In the 1940s and 1950s, no one would ever have dreamt that India, China, Russia and Brazil and others would be major economic powers.  In fact, at that point, the Russians in particular - then the Soviet Union - and China were totally opposed to these global institutions.  Now they’ve joined.  The Cold War didn’t end with World War III, it ended with these countries wanting to join the World Bank and the IMF and the WTO.  They are now part of the system and the fact is that now we need to find ways of engaging them to a greater degree and encouraging them to assume increased responsibilities for that system and playing by the same global rules that have been so successful for the United States and for other countries and the global system as awhile.  This, this is the big challenge.  
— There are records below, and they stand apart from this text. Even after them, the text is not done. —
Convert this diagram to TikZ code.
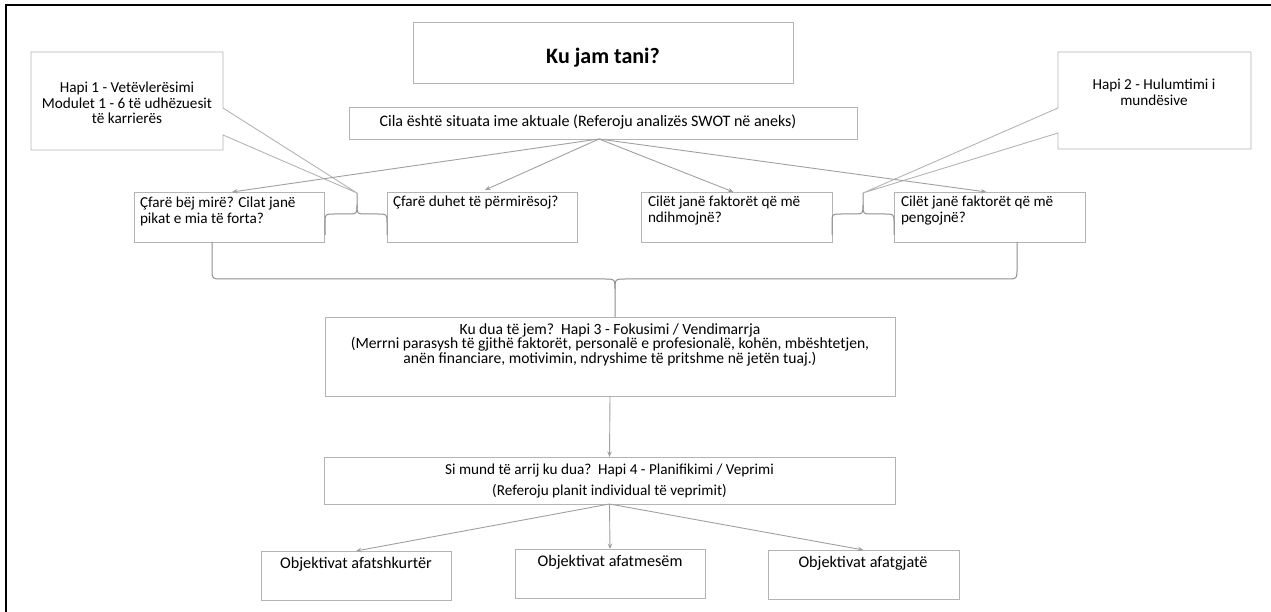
\documentclass[tikz,border=0pt]{standalone}
\usepackage{fontspec}
\setmainfont{Carlito}
\usetikzlibrary{arrows.meta,calc}
\definecolor{boxgray}{HTML}{B4B4B4}
\definecolor{arrgray}{HTML}{A0A0A0}
\definecolor{bracegray}{HTML}{8E8E8E}
\begin{document}
\begin{tikzpicture}[x=1pt,y=-1pt,
  box/.style={draw=boxgray,line width=0.9pt,fill=white,inner sep=0pt,outer sep=0pt},
  txt/.style={inner sep=0pt,outer sep=0pt,text=black},
  arr/.style={draw=arrgray,line width=0.9pt,-{Stealth[length=5.5pt,width=4.5pt]}},
  bracestyle/.style={draw=bracegray,line width=1pt},
  framestyle/.style={draw=black,line width=1.6pt}]
\useasboundingbox (0,0) rectangle (1271,612);
\draw[framestyle] (6,612) -- (6,5) -- (1271,5);

% boxes
\node[box,minimum width=380pt,minimum height=61pt] (title) at (603,52.5) {};
\node[box,minimum width=508pt,minimum height=32pt] (cila) at (603,123) {};
\node[box,minimum width=190pt,minimum height=50pt] (b1) at (229,217) {};
\node[box,minimum width=190pt,minimum height=50pt] (b2) at (482,217) {};
\node[box,minimum width=191pt,minimum height=50pt] (b3) at (736.5,217) {};
\node[box,minimum width=191pt,minimum height=50pt] (b4) at (989.5,217) {};
\node[box,minimum width=570pt,minimum height=79pt] (kudua) at (610,356.5) {};
\node[box,minimum width=571pt,minimum height=47pt] (simund) at (609.5,480.5) {};
\node[box,minimum width=190pt,minimum height=49pt] (o1) at (356,575.5) {};
\node[box,minimum width=190pt,minimum height=49pt] (o2) at (610,573.5) {};
\node[box,minimum width=191pt,minimum height=49pt] (o3) at (863.5,574.5) {};

% callout tips
\coordinate (t1) at (357,193);
\coordinate (t2) at (863,193);
\draw[box] (31,52) -- (223,52) -- (223,108) -- (t1) -- (223,135) -- (223,150) -- (31,150) -- cycle;
\draw[box] (1058,52) -- (1251,52) -- (1251,149) -- (1058,149) -- (1058,133) -- (t2) -- (1058,108) -- cycle;

% texts
\node[txt,font=\fontsize{22}{25}\selectfont\bfseries] (titlet) at (603,58) {Ku jam tani?};
\node[txt,font=\fontsize{16}{18}\selectfont] (cilat) at (588,122) {Cila është situata ime aktuale (Referoju analizës SWOT në aneks)};
\node[txt,align=center,font=\fontsize{15.2}{15.5}\selectfont] (h1t) at (127,103) {Hapi 1 - Vetëvlerësimi\\Modulet 1 - 6 të udhëzuesit\\të karrierës};
\node[txt,align=center,font=\fontsize{15.2}{15.5}\selectfont] (h2t) at (1154,92.5) {Hapi 2 - Hulumtimi i\\mundësive};
\node[txt,align=left,anchor=west,font=\fontsize{15.2}{16}\selectfont] (b1t) at (140,211) {Çfarë bëj mirë? Cilat janë\\pikat e mia të forta?};
\node[txt,align=left,anchor=west,font=\fontsize{15.2}{16}\selectfont] (b2t) at (393,203) {Çfarë duhet të përmirësoj?};
\node[txt,align=left,anchor=west,font=\fontsize{15.2}{16}\selectfont] (b3t) at (648,211) {Cilët janë faktorët që më\\ndihmojnë?};
\node[txt,align=left,anchor=west,font=\fontsize{15.2}{16}\selectfont] (b4t) at (901,211) {Cilët janë faktorët që më\\pengojnë?};
\node[txt,align=center,font=\fontsize{15.6}{14.5}\selectfont] (kuduat) at (610,344.5) {Ku dua të jem?\ \ Hapi 3 - Fokusimi / Vendimarrja\\(Merrni parasysh të gjithë faktorët, personalë e profesionalë, kohën, mbështetjen,\\anën financiare, motivimin, ndryshime të pritshme në jetën tuaj.)};
\node[txt,align=center,font=\fontsize{15.2}{21}\selectfont] (simundt) at (609.5,481) {Si mund të arrij ku dua?\ \ Hapi 4 - Planifikimi / Veprimi\\(Referoju planit individual të veprimit)};
\node[txt,font=\fontsize{16.2}{18}\selectfont] (o1t) at (356,564) {Objektivat afatshkurtër};
\node[txt,font=\fontsize{16.2}{18}\selectfont] (o2t) at (610,562) {Objektivat afatmesëm};
\node[txt,font=\fontsize{16.2}{18}\selectfont] (o3t) at (863,563) {Objektivat afatgjatë};

% arrows
\coordinate (cilaout) at ($(cila.south)+(-4,0)$);
\draw[arr] (cilaout) -- ($(b1.north)+(3,0)$);
\draw[arr] (cilaout) -- ($(b2.north)+(3,-2)$);
\draw[arr] (cilaout) -- ($(b3.north)+(-3,0)$);
\draw[arr] (cilaout) -- ($(b4.north)+(-3,0)$);
\draw[arr] (kudua.south) -- (simund.north);
\draw[arr] (simund.south) -- (o1.north);
\draw[arr] (simund.south) -- (o2.north);
\draw[arr] (simund.south) -- (o3.north);

% braces
\draw[bracestyle] (325,235) -- (325,223) .. controls (325,214) .. (334,214) -- (348,214) .. controls (357,214) .. (357,205) -- (t1);
\draw[bracestyle] (357,205) .. controls (357,214) .. (366,214) -- (378,214) .. controls (387,214) .. (387,223) -- (387,235);
\draw[bracestyle] (832,235) -- (832,223) .. controls (832,214) .. (841,214) -- (854,214) .. controls (863,214) .. (863,205) -- (t2);
\draw[bracestyle] (863,205) .. controls (863,214) .. (872,214) -- (885,214) .. controls (894,214) .. (894,223) -- (894,235);
\coordinate (bigtip) at ($(kudua.north)+(5,0)$);
\draw[bracestyle] (212,242) -- (212,269) .. controls (212,279) .. (222,279) -- (605,279) .. controls (615,279) .. (615,289) -- (bigtip);
\draw[bracestyle] (615,289) .. controls (615,279) .. (625,279) -- (1007,279) .. controls (1017,279) .. (1017,269) -- (1017,242);
\end{tikzpicture}
\end{document}
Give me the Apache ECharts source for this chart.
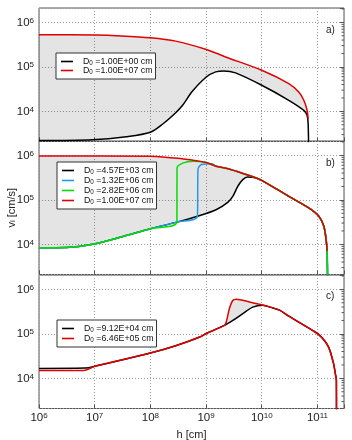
<!DOCTYPE html>
<html><head><meta charset="utf-8">
<script src="https://cdn.jsdelivr.net/npm/echarts@6/dist/echarts.min.js"></script>
<style>html,body{margin:0;padding:0;background:#fff}#c{width:352px;height:440px}</style>
</head><body><div id="c"></div>
<script>
// ---- tick labels (exponents of 10) ----
const xTickExps = [6, 7, 8, 9, 10, 11];
const yTickExps = [4, 5, 6];
const yMinorMult = [2, 3, 4, 5, 6, 7, 8, 9];
const yMinorDecades = [1e3, 1e4, 1e5, 1e6];
const panelTags = ['a)', 'b)', 'c)'];

// ---- panel a ----
const aNames = ['1.00E+00', '1.00E+07'];
const aBlack = [[1e6,2.2e3],[9.1e6,2.3e3],[3.7e7,2.7e3],[1e8,3.4e3],[1.67e8,5.2e3],[2.85e8,9.3e3],[3.76e8,1.35e4],
  [5.68e8,2.82e4],[1.01e9,5.9e4],[1.49e9,7.7e4],[2.09e9,8.1e4],[3.39e9,7.3e4],[1e10,3.85e4],[3.06e10,1.77e4],
  [5.69e10,1.05e4],[6.53e10,8.1e3],[6.81e10,5.2e3],[6.98e10,1e3]];
const aRed = [[1e6,5.25e5],[1e7,5.18e5],[3e7,4.95e5],[1e8,4.5e5],[2.85e8,3.78e5],[1.01e9,2.46e5],[2.24e9,1.67e5],
  [1e10,8.4e4],[3.06e10,4.2e4],[4.62e10,2.72e4],[5.69e10,1.77e4],[6.53e10,1.05e4],[6.81e10,6.8e3]];

// ---- panel b ----
const bNames = ['4.57E+03', '1.32E+06', '2.82E+06', '1.00E+07'];
const bLow = [[1e6,8.4e3],[3.16e6,8.5e3],[9.1e6,1.0e4],[3.2e7,1.5e4],[1e8,2.24e4],[3.0e8,3.16e4]];
const bMid = [[7.0e8,4.27e4]];
const bGreenRise = [[3.01e8,5.2e5],[3.9e8,6.76e5],[5.9e8,7.35e5],[1.01e9,6.9e5]];
const bBlueRise = [[7.16e8,4.8e5],[8.3e8,6.2e5],[1.26e9,6.46e5]];
const bBlackRise = [[1.51e9,6.0e4],[2.45e9,8.8e4],[3.02e9,1.2e5],[3.72e9,2.02e5],[4.57e9,2.85e5],[5.62e9,3.24e5]];
const bRed = [[1e6,9.7e5],[1e8,9.6e5],[3.9e8,8.3e5],[1.01e9,6.9e5],[1.51e9,5.7e5],[2.5e9,5.0e5],[5.25e9,3.7e5],
  [7.94e9,3.1e5],[1e10,2.75e5],[3.06e10,1.2e5],[7.0e10,6.6e4],[1.06e11,4.27e4],[1.3e11,2.57e4],[1.43e11,1.29e4],[1.49e11,7.1e3]];
const bDrop = [[1.53e11,1e3]];

// ---- panel c ----
const cNames = ['9.12E+04', '6.46E+05'];
const cBlackStart = [[1e6,1.67e4],[6.6e6,1.7e4]];
const cRedStart = [[1e6,1.5e4],[6.3e6,1.5e4]];
const cLow = [[1e7,1.86e4],[1e8,3.7e4],[2.85e8,5.4e4],[7.7e8,8.5e4],[1.01e9,1.02e5],[2.14e9,1.55e5]];
const cBlackMid = [[3.02e9,2.0e5],[4.57e9,2.85e5],[6.9e9,3.98e5],[1.05e10,4.37e5],[1.58e10,3.8e5]];
const cRedMid = [[2.31e9,1.86e5],[2.63e9,3.7e5],[3.02e9,5.6e5],[3.47e9,5.97e5],[6.0e9,5.2e5],[1.2e10,4.23e5]];
const cTail = [[2.09e10,3.4e5],[3.06e10,2.5e5],[9.1e10,1.1e5],[1.2e11,8.3e4],[1.58e11,5.1e4],[1.95e11,2.14e4],
  [2.09e11,1.29e4],[2.19e11,9.1e3],[2.2e11,1e3]];

// ---- build curves ----
const after = (arr, x) => arr.filter(p => p[0] > x);
const bGreen = bLow.concat(bGreenRise, after(bRed, 1.01e9), bDrop);
const bBlue = bLow.concat(bMid, bBlueRise, after(bRed, 1.3e9), bDrop);
const bBlack = bLow.concat(bMid, bBlackRise, after(bRed, 5.7e9), bDrop);
const cBlack = cBlackStart.concat(cLow, cBlackMid, cTail);
const cRed = cRedStart.concat(cLow, cRedMid, cTail);
const yMinor = [];
yMinorDecades.forEach(d => yMinorMult.forEach(m => yMinor.push(d * m)));

const FONT = "'Liberation Sans',Arial,sans-serif";
const TXT = '#222';
const tops = [8, 141, 275];
const H = 133.5;
const XMIN = 1e6, XMAX = 3e11, YMIN = 2.1e3, YMAX = 2.1e6;
const SMOOTH = 0.3;

function expLabel(v, exps) {
  const l = Math.log10(v), e = Math.round(l);
  if (Math.abs(l - e) > 1e-6 || exps.indexOf(e) < 0) return '';
  return '{b|10}{s|' + e + '}';
}
const labRich = {
  b: {fontSize: 11.5, fontFamily: FONT, color: TXT},
  s: {fontSize: 8, fontFamily: FONT, color: TXT, verticalAlign: 'top'}
};
const gridLine = {show: true, lineStyle: {color: '#9a9a9a', width: 1, type: [1, 2]}};

const grids = [], xAxes = [], yAxes = [], series = [], legends = [], titles = [];
for (let i = 0; i < 3; i++) {
  grids.push({left: 39, width: 305, top: tops[i], height: H, show: true, borderColor: '#555', borderWidth: 1,
    backgroundColor: 'transparent', outerBoundsMode: 'none', containLabel: false});
  xAxes.push({type: 'log', logBase: 10, gridIndex: i, min: XMIN, max: XMAX,
    axisLine: {show: false}, axisTick: {show: true, inside: true, length: 4, lineStyle: {color: '#555'}},
    axisLabel: {show: i === 2, margin: 3, formatter: v => expLabel(v, xTickExps), rich: labRich,
      showMinLabel: true, showMaxLabel: true},
    splitLine: gridLine,
    name: i === 2 ? 'h [cm]' : '', nameLocation: 'middle', nameGap: 21,
    nameTextStyle: {fontSize: 11, fontFamily: FONT, color: TXT}});
  yAxes.push({type: 'log', logBase: 10, gridIndex: i, min: YMIN, max: YMAX, position: 'left',
    axisLine: {show: false}, axisTick: {show: false},
    axisLabel: {margin: 5, formatter: v => expLabel(v, yTickExps), rich: labRich},
    splitLine: gridLine,
    name: i === 1 ? '{n|v}{u|i}{n| [cm/s]}' : '', nameLocation: 'middle', nameGap: 22, nameRotate: 90,
    nameMoveOverlap: false,
    nameTextStyle: {rich: {n: {fontSize: 11, fontFamily: FONT, color: TXT},
      u: {fontSize: 7.5, fontFamily: FONT, color: TXT, verticalAlign: 'bottom'}}}});
  yAxes.push({type: 'log', logBase: 10, gridIndex: i, min: YMIN, max: YMAX, position: 'right',
    axisLine: {show: false}, axisLabel: {show: false}, splitLine: {show: false},
    axisTick: {show: true, inside: true, length: 4, lineStyle: {color: '#555'}}});
  titles.push({text: panelTags[i], left: 326, top: [25, 158, 291][i], padding: 0,
    textStyle: {fontSize: 10, fontWeight: 'normal', fontFamily: FONT, color: TXT}});
  // minor ticks on the right edge, placed through the axis scale
  series.push({type: 'custom', xAxisIndex: i, yAxisIndex: 2 * i + 1, z: 4, silent: true, animation: false,
    data: yMinor.filter(v => v > YMIN && v < YMAX).map(v => [XMAX, v]),
    renderItem: (params, api) => {
      const p = api.coord([api.value(0), api.value(1)]);
      return {type: 'line', shape: {x1: p[0] - 2.5, y1: p[1], x2: p[0], y2: p[1]},
        style: {stroke: '#555', lineWidth: 1}};
    }});
}

function fill(i, upper, lower) {
  series.push({type: 'custom', xAxisIndex: i, yAxisIndex: 2 * i, z: 1, silent: true, animation: false,
    data: [[XMIN, YMIN]],
    renderItem: (params, api) => {
      const up = upper.map(p => api.coord(p));
      const lo = lower.slice().reverse().map(p => api.coord(p));
      return {type: 'polygon', shape: {points: up.concat(lo)}, style: {fill: 'rgba(0,0,0,0.105)', stroke: null}};
    }});
}
function line(i, tag, name, data, color) {
  series.push({type: 'line', name: tag + ':' + name, xAxisIndex: i, yAxisIndex: 2 * i, data: data,
    symbol: 'none', showSymbol: false, clip: true, animation: false, z: 3,
    smooth: SMOOTH,
    lineStyle: {color: color, width: 1.5}, itemStyle: {color: color}});
}

fill(0, aRed, aBlack.slice(0, -1));
line(0, 'a', aNames[0], aBlack, '#000000');
line(0, 'a', aNames[1], aRed, '#e00000');

fill(1, bRed, bBlack.slice(0, -1));
line(1, 'b', bNames[0], bBlack, '#000000');
line(1, 'b', bNames[1], bBlue, '#1f9be8');
line(1, 'b', bNames[2], bGreen, '#00dd00');
line(1, 'b', bNames[3], bRed, '#e00000');

fill(2, cRedMid.concat([cTail[0]]), cLow.slice(-1).concat(cBlackMid, [cTail[0]]));
line(2, 'c', cNames[0], cBlack, '#000000');
line(2, 'c', cNames[1], cRed, '#e00000');

const legRich = {
  d: {fontSize: 8.8, fontFamily: FONT, color: '#111', padding: [0, 0, 0, 5]},
  t: {fontSize: 8.8, fontFamily: FONT, color: '#111'},
  u: {fontSize: 6.3, fontFamily: FONT, color: '#111', verticalAlign: 'bottom'}
};
function legend(tag, names, left, top, gap) {
  legends.push({orient: 'vertical', left: left, top: top, data: names.map(n => tag + ':' + n),
    icon: 'rect', itemWidth: 12, itemHeight: 1.6, itemGap: gap, padding: [4, 3, 4, 5],
    borderColor: '#333', borderWidth: 1, backgroundColor: '#fff',
    textStyle: {rich: legRich, fontSize: 8.8, fontFamily: FONT},
    formatter: n => '{d|D}{u|0}{t| =' + n.split(':')[1] + ' cm}'});
}
legend('a', aNames, 56, 53, 0);
legend('b', bNames, 57, 162, 1);
legend('c', cNames, 57, 320, 1);

const chart = echarts.init(document.getElementById('c'), null, {renderer: 'canvas'});
chart.setOption({animation: false, backgroundColor: '#fff', grid: grids, xAxis: xAxes, yAxis: yAxes,
  series: series, legend: legends, title: titles});
</script></body></html>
I would just conclude by saying that we have to do two things.  One is to address this challenge of bringing these countries into the global system.  As they obtain the benefits from the system, they also have to assume greater responsibility for the system.  The second is what I started out discussing; we in the United States need to rise to these global challenges.  These are greater economic challenges coming from more countries than we have ever faced before and we have to internally adjust our way of thinking and adjust our way of making decisions and assume a greater sense of urgency about the need to respond to these new competitive developments.  

We need to do both.  We certainly need to do the latter which is to respond domestically.  And if we do that successfully, we will have a greater degree of influence and legitimacy and capability of reshaping the global system which is also a very high priority of ours.  So thank you very much and I am eager to take your questions.